Wonders of the universe on display at the Fermilab Art Gallery

This image of the NGC 1398 galaxy was taken with the Dark Energy Camera. This galaxy lives in the Fornax cluster, roughly 65 million light-years from Earth. It contains more than 100 billion stars. Photo: Dark Energy Survey

“Art of Darkness,” a new show featuring images from the Dark Energy Camera, runs through April 29, with an artists’ reception planned for March 18 from 5-7 p.m.

Imagine being able to see 8 billion light-years into space. Imagine feeling like you are near enough to another galaxy to count its spiral arms or close enough to a comet to reach out and touch it. Imagine being given a window onto the vast magnificence of the universe, without leaving Earth.

With the Dark Energy Camera, a stunning scientific instrument built and tested at the U.S. Department of Energy’s Fermilab, we can. Even better, we can capture images of the cosmos in digital quality. For the past three years, scientists have been using the camera, mounted on a telescope in the Andes Mountains in Chile, to learn more about dark energy, the mysterious force scientists think is pushing the universe apart faster and faster.

In order to do that, scientists using the camera are taking some of the most breathtaking pictures of galaxies, nebulae and other objects ever seen.
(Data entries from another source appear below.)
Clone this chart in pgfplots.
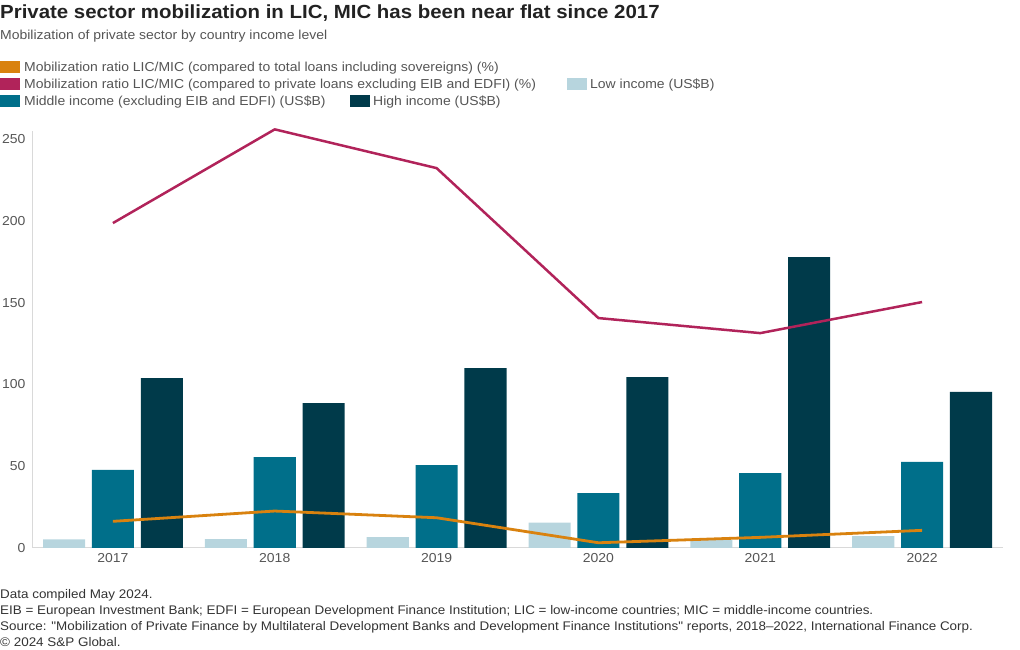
\documentclass[border=0pt]{standalone}
\usepackage{pgfplots}
\pgfplotsset{compat=1.18}
\usepackage{fontspec}
\setmainfont{Liberation Sans}[FakeStretch=1.075, Ligatures=TeXOff]
\definecolor{corange}{HTML}{D9820F}
\definecolor{cmag}{HTML}{B1235A}
\definecolor{clow}{HTML}{B7D5DE}
\definecolor{cmid}{HTML}{006F8A}
\definecolor{chigh}{HTML}{003A4A}
\definecolor{ctitle}{HTML}{222222}
\definecolor{ctext}{HTML}{555555}
\definecolor{cfoot}{HTML}{333333}
\begin{document}
\begin{tikzpicture}[x=1pt,y=1pt]
\path[use as bounding box] (0,0) rectangle (1020,650);
\node[anchor=base west, inner sep=0, font=\fontsize{19}{22}\selectfont\bfseries, text=ctitle] at (0,631) {Private sector mobilization in LIC, MIC has been near flat since 2017};
\node[anchor=base west, inner sep=0, font=\fontsize{13}{15}\selectfont, text=ctext] at (0,610) {Mobilization of private sector by country income level};
% legend
\fill[corange] (0,577) rectangle (20,589);
\node[anchor=base west, inner sep=0, font=\fontsize{13}{15}\selectfont, text=ctext] at (24,578) {Mobilization ratio LIC/MIC (compared to total loans including sovereigns) (\%)};
\fill[cmag] (0,560) rectangle (20,572);
\node[anchor=base west, inner sep=0, font=\fontsize{13}{15}\selectfont, text=ctext] at (24,561) {Mobilization ratio LIC/MIC (compared to private loans excluding EIB and EDFI) (\%)};
\fill[clow] (567,560) rectangle (587,572);
\node[anchor=base west, inner sep=0, font=\fontsize{13}{15}\selectfont, text=ctext] at (590,561) {Low income (US\$B)};
\fill[cmid] (0,543) rectangle (20,555);
\node[anchor=base west, inner sep=0, font=\fontsize{13}{15}\selectfont, text=ctext] at (24,544) {Middle income (excluding EIB and EDFI) (US\$B)};
\fill[chigh] (350,543) rectangle (370,555);
\node[anchor=base west, inner sep=0, font=\fontsize{13}{15}\selectfont, text=ctext] at (373,544) {High income (US\$B)};
% footer
\node[anchor=base west, inner sep=0, font=\fontsize{12.5}{15}\selectfont, text=cfoot] at (0,51) {Data compiled May 2024.};
\node[anchor=base west, inner sep=0, font=\fontsize{12.5}{15}\selectfont, text=cfoot] at (0,35) {EIB = European Investment Bank; EDFI = European Development Finance Institution; LIC = low-income countries; MIC = middle-income countries.};
\node[anchor=base west, inner sep=0, font=\fontsize{12.5}{15}\selectfont, text=cfoot] at (0,19) {Source: "Mobilization of Private Finance by Multilateral Development Banks and Development Finance Institutions" reports, 2018–2022, International Finance Corp.};
\node[anchor=base west, inner sep=0, font=\fontsize{12.5}{15}\selectfont, text=cfoot] at (0,3) {© 2024 S\&P Global.};
\begin{axis}[
  at={(32pt,102pt)}, anchor=south west,
  scale only axis, width=971pt, height=417pt,
  xmin=-0.5, xmax=5.5, ymin=0, ymax=255,
  axis x line=bottom, axis y line=left,
  axis line style={draw=black!15, -, line width=1pt},
  major tick length=0pt,
  xtick={0,1,2,3,4,5},
  xticklabels={2017,2018,2019,2020,2021,2022},
  ytick={0,50,100,150,200,250},
  /pgf/number format/assume math mode=true,
  tick label style={font=\fontsize{13}{15}\selectfont, text=ctext},
  yticklabel style={xshift=-3pt},
  xticklabel style={yshift=-2pt},
  clip=false,
]
\addplot[ybar, bar width=0.26, bar shift=-0.302, fill=clow, draw=none] coordinates {(0,5.3) (1,5.5) (2,6.7) (3,15.5) (4,5.0) (5,7.3)};
\addplot[ybar, bar width=0.26, bar shift=0, fill=cmid, draw=none] coordinates {(0,47.7) (1,55.6) (2,50.7) (3,33.6) (4,45.8) (5,52.6)};
\addplot[ybar, bar width=0.26, bar shift=0.302, fill=chigh, draw=none] coordinates {(0,103.9) (1,88.6) (2,110.0) (3,104.5) (4,177.9) (5,95.4)};
\addplot[corange, line width=2.8pt, line join=round, mark=none] coordinates {(0,16.3) (1,22.6) (2,18.5) (3,3.2) (4,6.5) (5,10.8)};
\addplot[cmag, line width=2.5pt, line join=round, mark=none] coordinates {(0,198.7) (1,256.0) (2,232.3) (3,140.6) (4,131.4) (5,150.4)};
\end{axis}
\end{tikzpicture}
\end{document}
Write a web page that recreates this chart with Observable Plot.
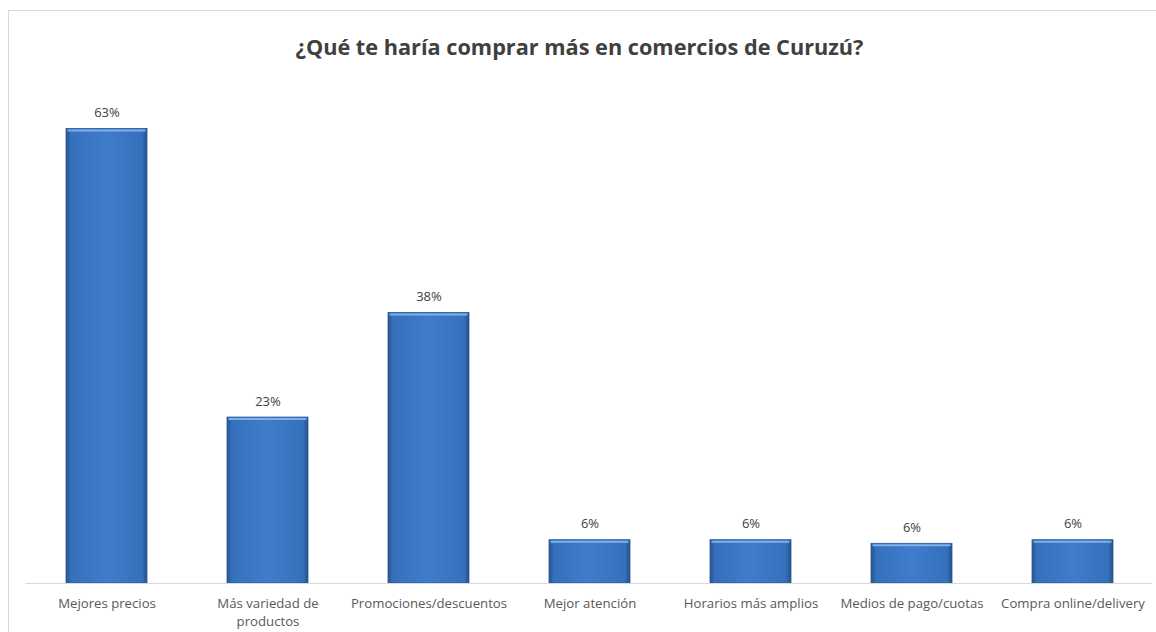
<!DOCTYPE html>
<html>
<head>
<meta charset="utf-8">
<script src="https://cdn.jsdelivr.net/npm/d3@7"></script>
<script src="https://cdn.jsdelivr.net/npm/@observablehq/plot@0.6"></script>
<style>
  html, body { margin: 0; padding: 0; background: #fff; overflow: hidden; }
  #frame { position: absolute; left: 8px; top: 10px; width: 1160px; height: 640px;
           border: 1px solid #d9d9d9; box-sizing: border-box; }
  #title { height: 70px; line-height: 72px; text-align: center; font-family: "Open Sans", sans-serif;
           font-weight: bold; font-size: 21.7px; color: #404040; padding-right: 17px; }
  #chart svg { display: block; }
</style>
</head>
<body>
<div id="frame">
  <div id="title">¿Qué te haría comprar más en comercios de Curuzú?</div>
  <div id="chart"></div>
</div>
<script>
const categories = ["Mejores precios", "Más variedad de productos", "Promociones/descuentos", "Mejor atención", "Horarios más amplios", "Medios de pago/cuotas", "Compra online/delivery"];
const tickLabels = ["Mejores precios", "Más variedad de\nproductos", "Promociones/descuentos", "Mejor atención", "Horarios más amplios", "Medios de pago/cuotas", "Compra online/delivery"];
const values = [63, 23, 37.5, 6, 6, 5.5, 6];

const data = categories.map((c, i) => ({category: c, value: values[i], label: Math.round(values[i]) + "%"}));
const labelOf = new Map(categories.map((c, i) => [c, tickLabels[i]]));

const chart = Plot.plot({
  width: 1158,
  height: 551,
  marginLeft: 16.5,
  marginRight: 14.5,
  marginTop: 33,
  marginBottom: 49,
  x: {domain: categories, padding: 0.5, paddingOuter: 0.25, axis: null, label: null},
  y: {domain: [0, 65], axis: null},
  style: {fontFamily: "Open Sans, sans-serif", fontSize: "13px", color: "#595959", background: "transparent"},
  marks: [
    Plot.barY(data, {x: "category", y: "value", fill: "url(#barGrad)", stroke: "#2a5a96", strokeWidth: 0.8}),
    Plot.tickY(data, {x: "category", y: "value", stroke: "#7fb0ec", strokeWidth: 2, dy: 1.5, insetLeft: 1.5, insetRight: 1.5}),
    Plot.ruleY([0], {stroke: "#d9d9d9", strokeWidth: 1.2}),
    Plot.text(data, {x: "category", y: "value", text: "label", dy: -16, fill: "#404040", fontSize: 13}),
    Plot.axisX({tickSize: 0, tickPadding: 12, fontSize: 13.2, label: null, tickFormat: d => labelOf.get(d), lineAnchor: "top", lineHeight: 1.35, color: "#595959"})
  ]
});

const svgNS = "http://www.w3.org/2000/svg";
const defs = document.createElementNS(svgNS, "defs");
defs.innerHTML = `
  <linearGradient id="barGrad" x1="0" y1="0" x2="1" y2="0">
    <stop offset="0%" stop-color="#26538d"/>
    <stop offset="6%" stop-color="#3570bb"/>
    <stop offset="50%" stop-color="#3f7ccb"/>
    <stop offset="94%" stop-color="#3570bb"/>
    <stop offset="100%" stop-color="#24508a"/>
  </linearGradient>`;
chart.insertBefore(defs, chart.firstChild);
document.getElementById("chart").appendChild(chart);
</script>
</body>
</html>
And now you can see them too, as the Fermilab Art Gallery presents “Art of Darkness – Images from the Dark Energy Survey,” a new show featuring images taken with the Dark Energy Camera. The exhibit features more than a dozen dazzling photos of stars, galaxies and celestial objects (including one comet that snuck its way into frame), alongside pictures of the Cerro Tololo Inter-American Observatory, where the camera lives.